Not many elementary school students get to quiz the builders of the newest Smithsonian museum on everything from the building’s height, how many people worked on it and the hardest part of their job — but that’s just what about 100 third- through sixth-graders at Ardmore Elementary School in Springdale did Friday afternoon.
“How many people will work on the project?”
“How tall is the building?”
“What’s the hardest part of your job?”
Representatives from the three companies — Clark Construction, H.J. Russell and Company, and Smoot Construction — partnering to build the National Museum of African American History and Culture on the National Mall in Washington, D.C., answered questions from students who watched the museum’s groundbreaking ceremony in February and then researched the construction companies.
Between 800 and 1,000 people will work on the 323,000-square foot museum when construction is in full swing, project managers and engineers said during the question-and-answer session at the end of Ardmore Elementary’s annual career day.
The five-story building will rise almost 100 feet above ground — and go 70 feet below ground, the project managers said. And the hardest part of working in construction is meeting deadlines.
“This museum will not only educate Americans about the part African-Americans have played in this country’s history but we hope it inspires young people to be the next Rosa Parks, Muhammad Ali,” said Chrystal Stowe, Smoot’s director of business development and community relations. “All of that is possible.”
Stowe said representatives from Smoot visit colleges more often than elementary schools, but she wanted to show students that the construction industry encompasses a gamut of careers, beyond carpentry and plumbing to computer technology and law.
Julian Thomas, a third-grade student who wants to be a professional basketball or football player, said he is excited to visit the museum when it opens in 2015 to see the exhibits on athletes including baseball player Jackie Robinson and basketball legend Michael Jordan.

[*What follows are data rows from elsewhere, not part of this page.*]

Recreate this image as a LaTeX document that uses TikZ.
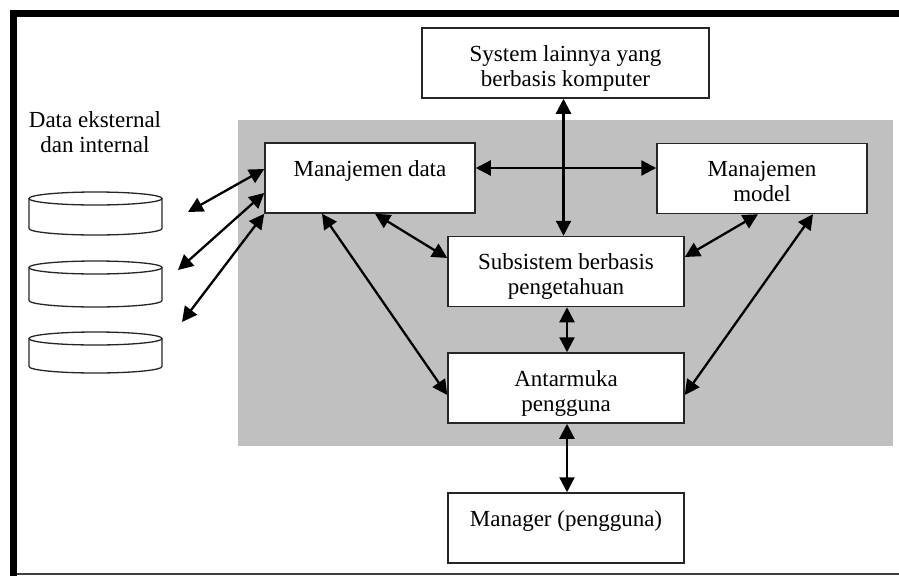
\documentclass[tikz,border=0pt]{standalone}
\usepackage{fontspec}
\setmainfont{Liberation Serif}
\usetikzlibrary{arrows.meta}
\definecolor{panel}{HTML}{C0C0C0}
\begin{document}
\begin{tikzpicture}[x=1pt,y=-1pt,
  box/.style={draw=black!85, line width=1.5pt, fill=white, inner sep=0pt, align=center,
    minimum height=70pt, text height=50pt, text depth=4pt,
    font=\fontsize{23}{25}\selectfont},
  onebox/.style={box, text height=15pt, text depth=18pt},
  link/.style={{Triangle[length=15pt,width=15pt]}-{Triangle[length=15pt,width=15pt]}, line width=2.3pt},
  disk/.style={line width=1.3pt, draw=black!85}]
\useasboundingbox (0,0) rectangle (899,576);
% frame
\fill[black] (10,10) rectangle (899,17);
\fill[black] (10,10) rectangle (17,576);
\draw[black!75, line width=1.5pt] (17,574) -- (899,574);
% grey panel
\fill[panel] (238,120) rectangle (893,446);
% boxes
\node[box, minimum width=287pt] (sys) at (565.5,63) {System lainnya yang\\berbasis komputer};
\node[onebox, minimum width=210pt] (md) at (370,178) {Manajemen data};
\node[box, minimum width=210pt] (mm) at (762,178.5) {Manajemen\\model};
\node[box, minimum width=236pt] (sub) at (566,271.5) {Subsistem berbasis\\pengetahuan};
\node[box, minimum width=236pt] (ui) at (566,388) {Antarmuka\\pengguna};
\node[onebox, minimum width=236pt] (mgr) at (566,528) {Manager (pengguna)};
% data label
\node[inner sep=0pt, align=center, text height=40pt, text depth=5pt,
  font=\fontsize{23}{25}\selectfont] (lbl) at (95,134.5) {Data eksternal\\dan internal};
% disks
\foreach \yt/\yb in {198.5/228.5, 267.5/300.5, 338.5/366.5}{
  \draw[disk] (95.5,\yt) ellipse [x radius=66.5pt, y radius=6.5pt];
  \draw[disk] (29,\yt) -- (29,\yb) arc[start angle=180, end angle=360, x radius=66.5pt, y radius=6.5pt] -- (162,\yt);
}
\coordinate (e1) at (188,212);
\coordinate (e2) at (178,270);
\coordinate (e3) at (182,322);
% connectors
\draw[link] (e1) -- ([yshift=9pt]md.west);
\draw[link] (e2) -- ([yshift=-15pt]md.west);
\draw[link] (e3) -- (md.south west);
\draw[link] ([xshift=-2pt]sys.south) -- ([xshift=-2pt]sys.south |- sub.north);
\draw[link] ([yshift=10pt]md.east) -- ([yshift=10pt]md.east -| mm.west);
\draw[link] ([xshift=5pt]md.south) -- ([yshift=13.5pt]sub.west);
\draw[link] ([xshift=-48pt]md.south) -- ([yshift=-7pt]ui.west);
\draw[link] ([xshift=1pt]sub.south) -- ([xshift=1pt]ui.north);
\draw[link] ([xshift=-4pt]mm.south) -- ([yshift=14.5pt]sub.east);
\draw[link] ([xshift=51pt]mm.south) -- ([yshift=-7pt]ui.east);
\draw[link] ([xshift=1pt]ui.south) -- ([xshift=1pt]mgr.north);
\end{tikzpicture}
\end{document}
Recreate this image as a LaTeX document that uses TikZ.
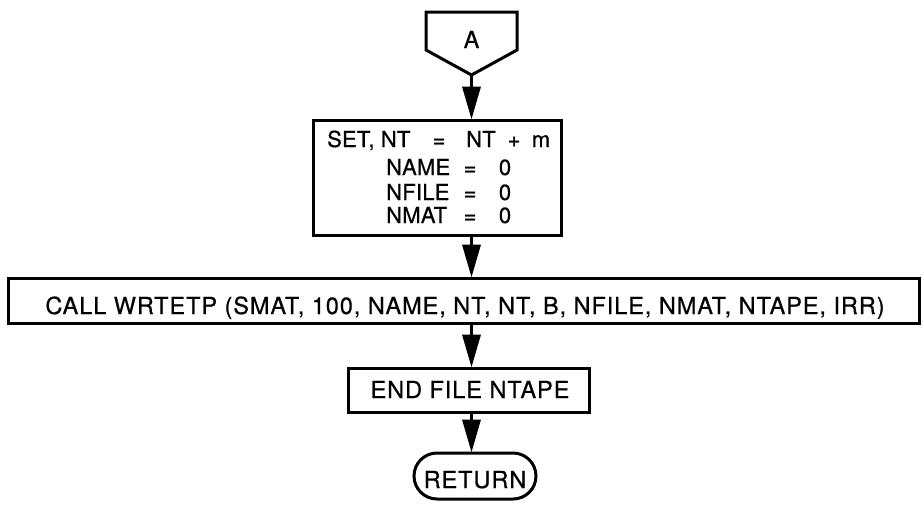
\documentclass[tikz,border=0pt]{standalone}
\usepackage{fontspec}
\setmainfont{TeX Gyre Heros}
\newfontfamily\boxface[LetterSpace=1,FakeBold=0.6]{TeX Gyre Heros}
\newfontfamily\wideface[LetterSpace=4,FakeBold=0.6]{TeX Gyre Heros}
\usetikzlibrary{arrows.meta,shapes.misc}

\tikzset{
  stroke/.style={line width=3pt, line join=miter},
  procbox/.style={stroke, draw, rectangle, inner sep=0pt},
  termbox/.style={stroke, draw, rounded rectangle, inner sep=0pt},
  flow/.style={line width=3.5pt, -{Triangle[length=33pt,width=18pt]}, shorten >=-1pt},
  txt/.style={inner sep=0pt, font=\boxface\fontsize{22}{26}\selectfont},
  bigtxt/.style={inner sep=0pt, anchor=base, font=\wideface\fontsize{23.5}{28}\selectfont},
}

\begin{document}
\begin{tikzpicture}[x=1pt,y=-1pt]
  \useasboundingbox (0,0) rectangle (923,507);

  % off-page connector
  \coordinate (conA) at (471.5,75);
  \draw[stroke] (426,12) -- (517,12) -- (517,50) -- (conA) -- (426,50) -- cycle;
  \node[bigtxt] (labA) at (471.5,48) {A};

  % initialisation box
  \node[procbox, minimum width=248pt, minimum height=115pt] (set) at (437,177.5) {};
  \node[txt, anchor=base west] (s1a) at (327,147) {SET, NT};
  \node[txt, anchor=base] (s1b) at (439,147) {=};
  \node[txt, anchor=base west] (s1c) at (466,147) {NT};
  \node[txt, anchor=base] (s1d) at (514,147) {+};
  \node[txt, anchor=base] (s1e) at (541,147) {m};
  \node[txt, anchor=base west] (s2a) at (386,175) {NAME};
  \node[txt, anchor=base] (s2b) at (470,175) {=};
  \node[txt, anchor=base] (s2c) at (505,175) {0};
  \node[txt, anchor=base west] (s3a) at (386,200) {NFILE};
  \node[txt, anchor=base] (s3b) at (470,200) {=};
  \node[txt, anchor=base] (s3c) at (505,200) {0};
  \node[txt, anchor=base west] (s4a) at (386,223) {NMAT};
  \node[txt, anchor=base] (s4b) at (470,223) {=};
  \node[txt, anchor=base] (s4c) at (505,223) {0};

  % subroutine call
  \node[procbox, minimum width=911pt, minimum height=45pt] (call) at (463.5,300.5) {};
  \node[bigtxt] (calltxt) at (465,314) {CALL WRTETP (SMAT, 100, NAME, NT, NT, B, NFILE, NMAT, NTAPE, IRR)};

  % end of file
  \node[procbox, minimum width=241pt, minimum height=44pt] (endf) at (468.5,390) {};
  \node[bigtxt] (endtxt) at (470,398) {END FILE NTAPE};

  % terminal
  \node[termbox, minimum width=122pt, minimum height=46pt] (ret) at (475,476) {};
  \node[bigtxt] (rettxt) at (475,488) {RETURN};

  % flow lines
  \draw[flow] (conA) -- (set.north -| conA);
  \draw[flow] (set.south -| conA) -- (call.north -| conA);
  \draw[flow] (call.south -| conA) -- (endf.north -| conA);
  \draw[flow] (endf.south -| conA) -- (ret.north -| conA);
\end{tikzpicture}
\end{document}
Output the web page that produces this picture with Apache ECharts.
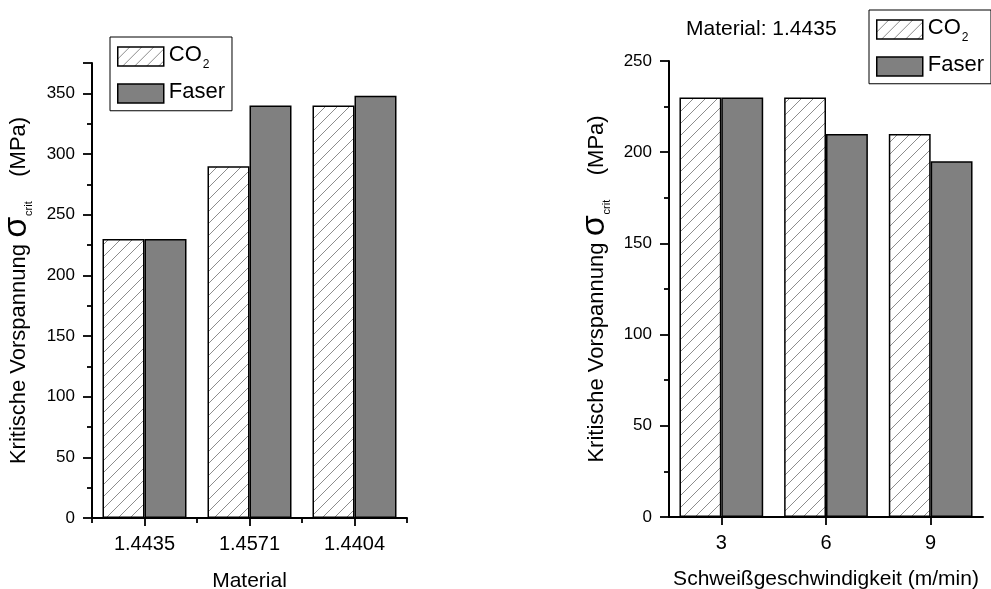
<!DOCTYPE html>
<html>
<head>
<meta charset="utf-8">
<script src="https://cdn.jsdelivr.net/npm/echarts@6/dist/echarts.min.js"></script>
<style>
html,body{margin:0;padding:0;background:#fff;}
#chart{width:991px;height:589px;}
</style>
</head>
<body>
<div id="chart"></div>
<script>
// ---- data ----
const materialCategories = ['1.4435', '1.4571', '1.4404'];
const materialCO2 = [230, 290, 340];
const materialFaser = [230, 340, 348];

const speedCategories = ['3', '6', '9'];
const speedCO2 = [230, 230, 210];
const speedFaser = [230, 210, 195];

const leftYMax = 375;
const rightYMax = 250;
const yInterval = 50;

const seriesNames = ['CO2', 'Faser'];
const panelTitle = 'Material: 1.4435';

// ---- styles ----
const FONT = '"Liberation Sans", Arial, sans-serif';

function hatchPattern() {
  const s = 12;
  const c = document.createElement('canvas');
  c.width = s; c.height = s;
  const g = c.getContext('2d');
  g.fillStyle = '#ffffff';
  g.fillRect(0, 0, s, s);
  g.strokeStyle = '#8c8c8c';
  g.lineWidth = 1;
  g.beginPath();
  g.moveTo(0, s); g.lineTo(s, 0);
  g.moveTo(-1, 1); g.lineTo(1, -1);
  g.moveTo(s - 1, s + 1); g.lineTo(s + 1, s - 1);
  g.stroke();
  return { image: c, repeat: 'repeat' };
}
const hatch = hatchPattern();

const yNameRich = {
  a: { fontSize: 22, fontFamily: FONT, color: '#000', lineHeight: 36, verticalAlign: 'bottom', padding: [0, 0, 6, 0] },
  s: { fontSize: 34, fontFamily: FONT, color: '#000', lineHeight: 36, verticalAlign: 'bottom', padding: [0, 1, 2, 0] },
  c: { fontSize: 11, fontFamily: FONT, color: '#000', lineHeight: 14, verticalAlign: 'bottom', padding: [0, 0, 2, 0] }
};
const yNameText = '{a|Kritische Vorspannung }{s|σ}{c|crit}{a|    (MPa)}';

const axisLineStyle = { color: '#000', width: 2 };
const tickStyle = { color: '#000', width: 1.8 };

function yAxisCfg(gridIndex, max, gap, margin) {
  return {
    type: 'value', gridIndex: gridIndex, min: 0, max: max, interval: yInterval,
    axisLine: { show: true, lineStyle: axisLineStyle },
    axisTick: { show: true, length: 9, lineStyle: tickStyle },
    minorTick: { show: true, splitNumber: 2, length: 5, lineStyle: tickStyle },
    splitLine: { show: false }, minorSplitLine: { show: false },
    axisLabel: {
      color: '#000', fontSize: 17, fontFamily: FONT, margin: margin,
      formatter: function (v) { return v > max - 1e-9 && max % yInterval !== 0 ? '' : String(v); }
    },
    name: yNameText, nameLocation: 'middle', nameGap: gap,
    nameTextStyle: { rich: yNameRich }
  };
}

function legendCfg(left, top) {
  return {
    orient: 'vertical', left: left, top: top,
    data: seriesNames.map(function (n) { return { name: n, icon: 'rect' }; }),
    icon: 'rect',
    itemWidth: 46, itemHeight: 19, itemGap: 10,
    padding: [7, 7, 7, 7],
    borderColor: '#000', borderWidth: 1,
    backgroundColor: '#fff',
    itemStyle: { borderColor: '#000', borderWidth: 1.5 },
    formatter: function (n) { return n === 'CO2' ? '{a|CO}{b|2}' : '{a|' + n + '}'; },
    textStyle: {
      rich: {
        a: { fontSize: 22, fontFamily: FONT, color: '#000', lineHeight: 19, verticalAlign: 'bottom' },
        b: { fontSize: 12, fontFamily: FONT, color: '#000', lineHeight: 12, verticalAlign: 'bottom', padding: [0, 0, -5, 1] }
      }
    }
  };
}

function barSeries(name, data, xi, yi) {
  return {
    type: 'bar', name: name, data: data, xAxisIndex: xi, yAxisIndex: yi,
    barGap: '0%', barCategoryGap: '20%',
    itemStyle: {
      color: name === 'CO2' ? hatch : '#808080',
      borderColor: '#000', borderWidth: 1.5
    },
    emphasis: { disabled: true },
    animation: false
  };
}

const chart = echarts.init(document.getElementById('chart'), null, { renderer: 'canvas' });
chart.setOption({
  backgroundColor: '#fff',
  animation: false,
  title: {
    text: panelTitle, left: 686, top: 19, padding: 0,
    textStyle: { fontSize: 21, fontWeight: 'normal', fontFamily: FONT, color: '#000' }
  },
  legend: [legendCfg(110, 37), legendCfg(869, 10)],
  grid: [
    { left: 92, top: 63, width: 315, height: 455, containLabel: false, outerBoundsMode: 'none' },
    { left: 669, top: 61, width: 314, height: 456, containLabel: false, outerBoundsMode: 'none' }
  ],
  xAxis: [
    {
      type: 'category', gridIndex: 0, data: materialCategories, position: 'bottom',
      axisLine: { show: true, onZero: false, lineStyle: axisLineStyle },
      axisTick: { show: true, length: 5, lineStyle: tickStyle },
      axisLabel: { show: false }, splitLine: { show: false }
    },
    {
      type: 'category', gridIndex: 0, data: materialCategories, position: 'bottom',
      axisLine: { show: false },
      axisTick: { show: true, alignWithLabel: true, length: 8, lineStyle: tickStyle },
      axisLabel: { color: '#000', fontSize: 20, fontFamily: FONT, margin: 16 },
      splitLine: { show: false },
      name: 'Material', nameLocation: 'middle', nameGap: 53,
      nameTextStyle: { fontSize: 21, fontFamily: FONT, color: '#000' }
    },
    {
      type: 'category', gridIndex: 1, data: speedCategories, position: 'bottom',
      axisLine: { show: true, onZero: false, lineStyle: axisLineStyle },
      axisTick: { show: true, alignWithLabel: true, length: 8, lineStyle: tickStyle },
      axisLabel: { color: '#000', fontSize: 20, fontFamily: FONT, margin: 16 },
      splitLine: { show: false },
      name: 'Schweißgeschwindigkeit (m/min)', nameLocation: 'middle', nameGap: 52,
      nameTextStyle: { fontSize: 21, fontFamily: FONT, color: '#000' }
    }
  ],
  yAxis: [
    yAxisCfg(0, leftYMax, 56, 17),
    yAxisCfg(1, rightYMax, 55, 17)
  ],
  series: [
    barSeries('CO2', materialCO2, 0, 0),
    barSeries('Faser', materialFaser, 0, 0),
    barSeries('CO2', speedCO2, 2, 1),
    barSeries('Faser', speedFaser, 2, 1)
  ]
});
</script>
</body>
</html>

“[The museum] talks about our history,” said Julian, an 8-year-old from Springdale. “Even though something is really old, it can be fun.”
Julian’s mother, Beverly Thomas, works as a subcontractor with the Bethesda-based Clark Construction, and asked if the company would be willing to give the students a virtual tour of the museum. Engineers and project managers obliged, showing students animations of the tiered exterior of the building as well as some of the exhibits featuring civil rights leaders, musicians, athletes and civil rights leaders, including Martin Luther King Jr. and Louis Armstrong.
Ardmore Elementary students will take a field trip to the museum in about three years, said Rachelle Jackson, the school counselor who helped to organize the career day.
“I want to see things about famous people,” said third-grader Jakeria Spriggs, 9, of Springdale.
The interactive and child-friendly museum — and the people featured within its walls — “hits home” with the primarily African-American student body at Ardmore Elementary, Thomas said.
“These are people that had struggles and achieved great things,” she said of what students could learn from the museum. “Do not use being minority anything as a crutch.”